Tonca the alligator snapping turtle celebrates his birthday in style


Riverside veterinarian Dr. John Rossi examines Tonca, a 174-pound alligator snapping turtle during the turtle’s 47th birthday party held last month at the Museum of Science and History

By Stephen Kindland
Resident Community News

Tonca, the Museum of Science and History’s star attraction, celebrated his 47th birthday in style.
Aside from a little green fuzz growing on his back and perhaps feeling a bit irritable, the middle-aged alligator snapping turtle appeared to be in good health as attendants ushered him into a room full of well wishers. Weighing in at 174 carnivorous pounds, Tonca was lifted from his home in the museum’s native plant courtyard and placed onto a cart by three large – and experienced – men.

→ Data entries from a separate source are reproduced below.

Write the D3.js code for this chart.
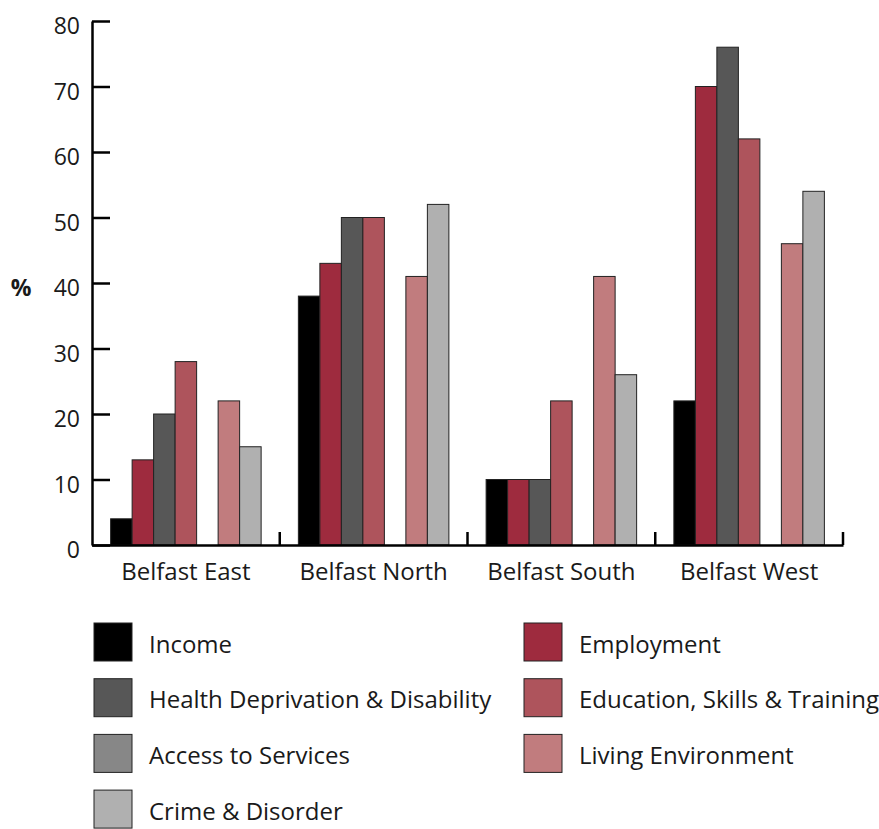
<!DOCTYPE html>
<html>
<head>
<meta charset="utf-8">
<script src="https://cdn.jsdelivr.net/npm/d3@7"></script>
<style>
  html, body { margin: 0; padding: 0; background: #fff; }
  svg { display: block; font-family: "Open Sans", sans-serif; }
</style>
</head>
<body>
<svg id="chart" width="879" height="829"></svg>
<script>
// Share of Super Output Areas in the most deprived 10% by domain, per constituency
const regions = ["Belfast East", "Belfast North", "Belfast South", "Belfast West"];
const domains = [
  "Income",
  "Employment",
  "Health Deprivation & Disability",
  "Education, Skills & Training",
  "Access to Services",
  "Living Environment",
  "Crime & Disorder"
];
const colors = ["#000000", "#9e2b3e", "#575757", "#ae545c", "#878787", "#c17c7e", "#b0b0b0"];

// values per domain, in region order
const income     = [4, 38, 10, 22];
const employment = [13, 43, 10, 70];
const health     = [20, 50, 10, 76];
const education  = [28, 50, 22, 62];
const access     = [0, 0, 0, 0];
const living     = [22, 41, 41, 46];
const crime      = [15, 52, 26, 54];
const series = [income, employment, health, education, access, living, crime];

const yTicks = [0, 10, 20, 30, 40, 50, 60, 70, 80];

const svg = d3.select("#chart");

const x = d3.scaleBand().domain(regions).range([92, 843]).padding(0);
const xi = d3.scaleBand().domain(d3.range(domains.length))
  .range([0, x.bandwidth()]).paddingInner(0).paddingOuter(0.866);
const y = d3.scaleLinear().domain([0, 80]).range([545, 21]);

// bars
const groups = svg.append("g").selectAll("g")
  .data(regions)
  .join("g")
  .attr("transform", d => `translate(${x(d)},0)`);

groups.selectAll("rect")
  .data((r, ri) => series.map((s, si) => ({ si, v: s[ri] })).filter(d => d.v > 0))
  .join("rect")
  .attr("x", d => xi(d.si))
  .attr("width", xi.bandwidth())
  .attr("y", d => y(d.v))
  .attr("height", d => y(0) - y(d.v))
  .attr("fill", d => colors[d.si])
  .attr("stroke", "#222")
  .attr("stroke-width", 1);

// y axis, ticks pointing inward
const yAxis = svg.append("g")
  .attr("transform", "translate(92,0)")
  .call(d3.axisLeft(y).tickValues(yTicks).tickSizeInner(-18).tickSizeOuter(0).tickPadding(12));
yAxis.select(".domain").attr("stroke", "#000").attr("stroke-width", 2.5);
yAxis.selectAll(".tick line").attr("stroke", "#000").attr("stroke-width", 2.5);
yAxis.selectAll(".tick text")
  .attr("font-size", 23).attr("fill", "#1a1a1a")
  .attr("dy", "0.56em")
  .attr("font-family", "'Open Sans', sans-serif");

// x axis baseline with category labels
const xAxis = svg.append("g")
  .attr("transform", `translate(0,${y(0)})`)
  .call(d3.axisBottom(x).tickSize(0).tickPadding(18));
xAxis.select(".domain").attr("stroke", "#000").attr("stroke-width", 2.5);
xAxis.selectAll(".tick text")
  .attr("font-size", 24).attr("fill", "#1a1a1a")
  .attr("font-family", "'Open Sans', sans-serif");

// group separators pointing up from the baseline
svg.append("g").selectAll("line")
  .data(regions)
  .join("line")
  .attr("x1", d => x(d) + x.bandwidth())
  .attr("x2", d => x(d) + x.bandwidth())
  .attr("y1", y(0))
  .attr("y2", y(0) - 13)
  .attr("stroke", "#000")
  .attr("stroke-width", 2.5);

// y axis title
svg.append("text")
  .attr("x", 21).attr("y", y(40) + 5)
  .attr("dy", "0.35em")
  .attr("text-anchor", "middle")
  .attr("font-size", 23).attr("font-weight", "bold")
  .attr("fill", "#1a1a1a")
  .text("%");

// legend in two columns
const legend = svg.append("g").selectAll("g")
  .data(domains)
  .join("g")
  .attr("transform", (d, i) => `translate(${i % 2 === 0 ? 94 : 524},${623 + Math.floor(i / 2) * 55.7})`);
legend.append("rect")
  .attr("width", 38).attr("height", 38)
  .attr("fill", (d, i) => colors[i])
  .attr("stroke", "#222").attr("stroke-width", 1);
legend.append("text")
  .attr("x", 55).attr("y", 19).attr("dy", "0.45em")
  .attr("font-size", 24).attr("fill", "#1a1a1a")
  .text(d => d);
</script>
</body>
</html>
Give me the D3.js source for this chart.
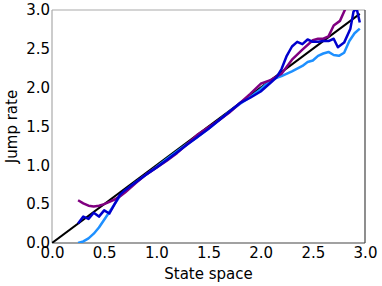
<!DOCTYPE html>
<html>
<head>
<meta charset="utf-8">
<script src="https://cdn.jsdelivr.net/npm/d3@7"></script>
<style>
  body { margin: 0; background: #fff; }
  text { font-family: "DejaVu Sans", sans-serif; }
</style>
</head>
<body>
<div id="chart-area"></div>
<script>
var ticks = [0, 0.5, 1.0, 1.5, 2.0, 2.5, 3.0];

var xIdent = [0, 2.95];
var yIdent = [0, 2.95];

var xDark = [0.25, 0.30, 0.35, 0.40, 0.45, 0.50, 0.55, 0.60, 0.65, 0.70, 0.80, 0.90, 1.00, 1.10, 1.20, 1.30, 1.40, 1.50, 1.60, 1.70, 1.80, 1.90, 2.00, 2.10, 2.15, 2.20, 2.25, 2.30, 2.35, 2.40, 2.45, 2.50, 2.55, 2.60, 2.65, 2.70, 2.74, 2.80, 2.86, 2.89, 2.92, 2.95];
var yDark = [0.25, 0.34, 0.31, 0.39, 0.34, 0.42, 0.38, 0.50, 0.62, 0.68, 0.78, 0.88, 0.97, 1.07, 1.17, 1.27, 1.37, 1.47, 1.58, 1.69, 1.80, 1.87, 1.95, 2.07, 2.13, 2.24, 2.41, 2.53, 2.59, 2.56, 2.62, 2.59, 2.59, 2.60, 2.60, 2.63, 2.52, 2.58, 2.76, 2.98, 3.02, 2.84];

var xLight = [0.25, 0.30, 0.35, 0.40, 0.45, 0.50, 0.55, 0.60, 0.65, 0.70, 0.80, 0.90, 1.00, 1.10, 1.20, 1.30, 1.40, 1.50, 1.60, 1.70, 1.80, 1.90, 2.00, 2.10, 2.20, 2.30, 2.40, 2.45, 2.50, 2.55, 2.60, 2.65, 2.70, 2.75, 2.80, 2.85, 2.90, 2.95];
var yLight = [0.00, 0.02, 0.06, 0.12, 0.20, 0.30, 0.40, 0.50, 0.60, 0.67, 0.78, 0.88, 0.98, 1.08, 1.18, 1.28, 1.37, 1.47, 1.58, 1.69, 1.79, 1.88, 1.98, 2.10, 2.15, 2.21, 2.28, 2.33, 2.35, 2.41, 2.44, 2.46, 2.42, 2.41, 2.45, 2.60, 2.70, 2.76];

var xPurple = [0.25, 0.30, 0.35, 0.40, 0.45, 0.50, 0.55, 0.60, 0.65, 0.70, 0.80, 0.90, 1.00, 1.10, 1.20, 1.30, 1.40, 1.50, 1.60, 1.70, 1.80, 1.90, 2.00, 2.10, 2.20, 2.30, 2.40, 2.50, 2.55, 2.60, 2.65, 2.70, 2.76, 2.81, 2.85];
var yPurple = [0.55, 0.51, 0.48, 0.47, 0.48, 0.50, 0.53, 0.56, 0.60, 0.65, 0.77, 0.88, 0.97, 1.06, 1.16, 1.28, 1.40, 1.49, 1.58, 1.68, 1.80, 1.92, 2.05, 2.10, 2.18, 2.36, 2.49, 2.61, 2.63, 2.63, 2.66, 2.80, 2.86, 3.01, 3.15];

var margin = {left:52, right:17, top:10, bottom:43};
var width = 382 - margin.left - margin.right,
	height = 286 - margin.top - margin.bottom;

var svg = d3.select("#chart-area")
	.append("svg")
		.attr("width", 382)
		.attr("height", 286);

var g = svg.append("g")
	.attr("transform", "translate(" + margin.left + "," + margin.top + ")");

var x = d3.scaleLinear().domain([0, 3]).range([0, width]);
var y = d3.scaleLinear().domain([0, 3]).range([height, 0]);

g.append("clipPath").attr("id", "clip")
	.append("rect").attr("width", width).attr("height", height);

var xAxis = g.append("g")
	.attr("transform", "translate(0," + height + ")")
	.call(d3.axisBottom(x).tickValues(ticks).tickFormat(d3.format(".1f")).tickSize(0).tickPadding(4));
xAxis.select(".domain").remove();
xAxis.selectAll("text").attr("font-size", 15).attr("fill", "#000").attr("font-family", "DejaVu Sans");

var yAxis = g.append("g")
	.call(d3.axisLeft(y).tickValues(ticks).tickFormat(d3.format(".1f")).tickSize(0).tickPadding(2));
yAxis.select(".domain").remove();
yAxis.selectAll("text").attr("font-size", 15).attr("fill", "#000").attr("font-family", "DejaVu Sans");

// spines: left/top light, bottom/right dark
g.append("line").attr("x1", 0).attr("x2", 0).attr("y1", 0).attr("y2", height).attr("stroke", "#aaa").attr("stroke-width", 1.2);
g.append("line").attr("x1", 0).attr("x2", width).attr("y1", 0).attr("y2", 0).attr("stroke", "#aaa").attr("stroke-width", 1.2);
g.append("line").attr("x1", 0).attr("x2", width).attr("y1", height).attr("y2", height).attr("stroke", "#444").attr("stroke-width", 1.2);
g.append("line").attr("x1", width).attr("x2", width).attr("y1", 0).attr("y2", height).attr("stroke", "#444").attr("stroke-width", 1.2);

var line = d3.line()
	.x(function(d){ return x(d[0]); })
	.y(function(d){ return y(d[1]); });

var lines = g.append("g").attr("clip-path", "url(#clip)");

function drawLine(xs, ys, color, w) {
	lines.append("path")
		.datum(d3.zip(xs, ys))
		.attr("d", line)
		.attr("fill", "none")
		.attr("stroke", color)
		.attr("stroke-width", w)
		.attr("stroke-linejoin", "round");
}

drawLine(xIdent, yIdent, "#000", 2);
drawLine(xLight, yLight, "#1e90ff", 2.5);
drawLine(xPurple, yPurple, "#800080", 2.5);
drawLine(xDark, yDark, "#0000cd", 2.5);

svg.append("text")
	.attr("x", margin.left + width / 2)
	.attr("y", 279)
	.attr("text-anchor", "middle")
	.attr("font-size", 15)
	.text("State space");

svg.append("text")
	.attr("transform", "translate(17," + (margin.top + height / 2) + ") rotate(-90)")
	.attr("text-anchor", "middle")
	.attr("font-size", 15)
	.text("Jump rate");
</script>
</body>
</html>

He then was wheeled into a conference room where he was greeted by more than 100 children, their parents and Riverside veterinarian Dr. John Rossi, who pronounced Tonca healthy after a 20-minute exam.

“He looks great for 47,” Rossi said after the check-up, which included taking Tonca’s vital signs. “He’s got a little algae on his skin, but that’s normal. It produces toxins that help to control bacteria.”

Rossi, who has developed a relationship with Tonca since the turtle was donated to MOSH in 1994, said the dark green and brown vertebrate appeared to be “pretty mellow,” much to the relief of his handlers.

“He could bite your hand off in a heartbeat,” the veterinarian said. “Their strike is very quick.”

Robert Hayes, the man who found Tonca in a culvert in Bayard nearly 20 years ago, also attended the birthday bash, which included donuts, balloons and a “turtle cake.”
Hayes said he visits the museum as often as possible, and that he remains grateful that Tonca – whose species is the largest fresh water turtle in the world – receives excellent care at MOSH.

“He’s grown immensely” on a diet of fish and whatever he scavenges in his pond, Hayes said. “He only weighed 25 or 30 pounds when I found him.
“This is where he belongs,” Hayes added. “He kind of stands out here – he’s the star and the kids love him.”
Eight-year-old Evan Meekin can vouch for that.

“He was awesome,” Evan said moments after Tonca was carted out of the crowded room. “I was surprised at how big he was.”
Jacquelynn Hymes had a similar reaction. “His head looks like a rock,” Jacquelynn said. “Now I want a turtle, but not that big.”
Her brother, 8-year-old Jonathan, said he wanted to touch Tonca, but “it’s probably just as well” that he didn’t. “He could bite your hand off,” Jonathan said.